Sunday, November 22, 2015
Author Spotlight: Out of the Darkroom, Into the Light
Let me introduce you to the author of Out of the Darkroom, Into the Light: Tracey Casciano is a passionate speaker and writer who is ready to shine a light for Jesus. She shines that light through encouraging words as a blogger, speaker, and writer to help others who may be suffering or doubting themselves on their current path in life. After a childhood with an alcoholic mother and abusive father, her love for the Lord helped rise above her past. She describes this in her book, “Out of the Darkroom, Into the Light: A Story of Faith and Forgiveness After Child Abuse." She is happily married and in the midst of raising four wonderful sons. Tracey has a background in Special Education, has been a missionary in Guatemala and the Dominican Republic. Join her on her blog http://ephesians2v8.wordpress.com.
www.traceycasciano.com and also on Amazon and Barnes and Noble.com.
One Sunday morning in the spring of 2013, I sat in church listening to a friend lead the band in worship. So while I am far from a good singer, I did my best to join in. Next to me, my husband sat smiling and singing, and as I scanned the auditorium, I recognized many faces. I felt welcomed and happy to be there as part of this congregation that had become my church family.
When the worship music ended, I sat down and looked at the program laid out for this morning’s service. Before the pastor’s message even started, I’d taken note of the title and could feel my heartbeat quicken. “FORGIVENESS,” it read in large capital letters.
As the pastor began speaking, I felt as though a spotlight was on me. Nothing else was in focus. The pastor was talking directly to me. He read out a Scripture passage: “If you forgive those who sin against you, your heavenly Father will forgive you (Matthew 6:14 NLT).”

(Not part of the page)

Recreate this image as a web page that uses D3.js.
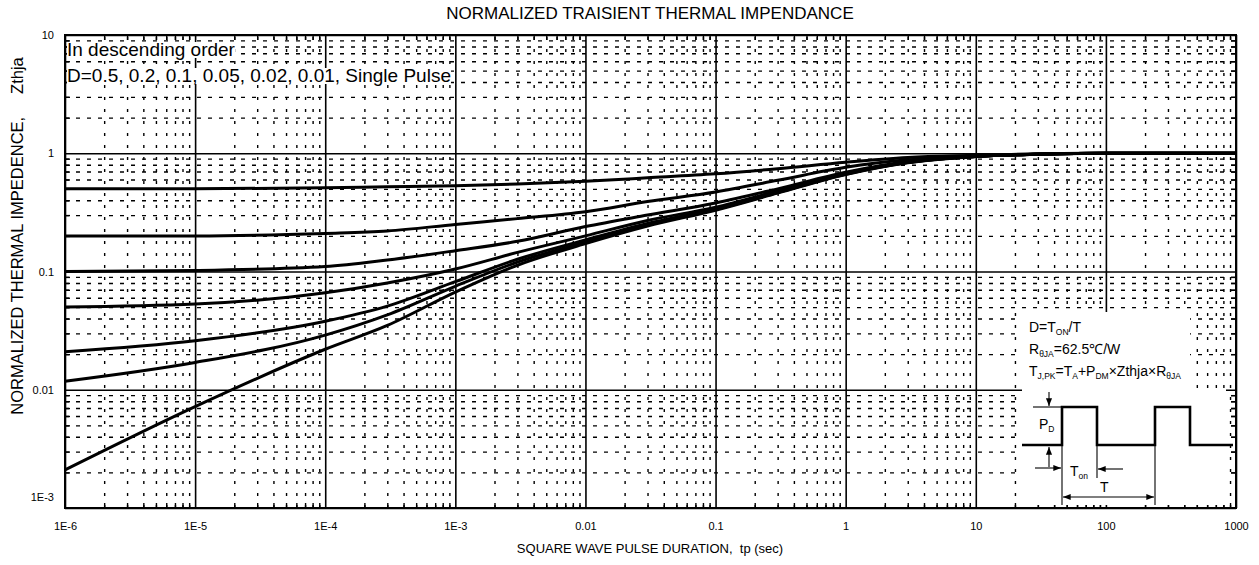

I started sweating and felt as though I couldn’t breathe. I broke away my gaze from the pastor and looked around to see if anyone was looking at me. Giving my husband a weak smile, I thought to myself, “How could I possibly forgive my parents for all the pain they caused me as a young girl? They don’t deserve it.”
As the pastor’s message continued, I began to fidget and move around in my seat. After years of carrying my burden and hurt from a life with an alcoholic mother and abusive father, I didn’t want to forgive them. I felt that would be letting them off too easily. By the time the service ended, my stomach was in knots. As my husband and I left the church with our four sons and walked to our car, my husband noticed my silence.
“Are you okay?” he asked me quietly.
I waited until we had arrived back home and had some privacy before I told him, “I think the pastor was speaking directly to me. I am supposed to forgive my parents. But how? Why?”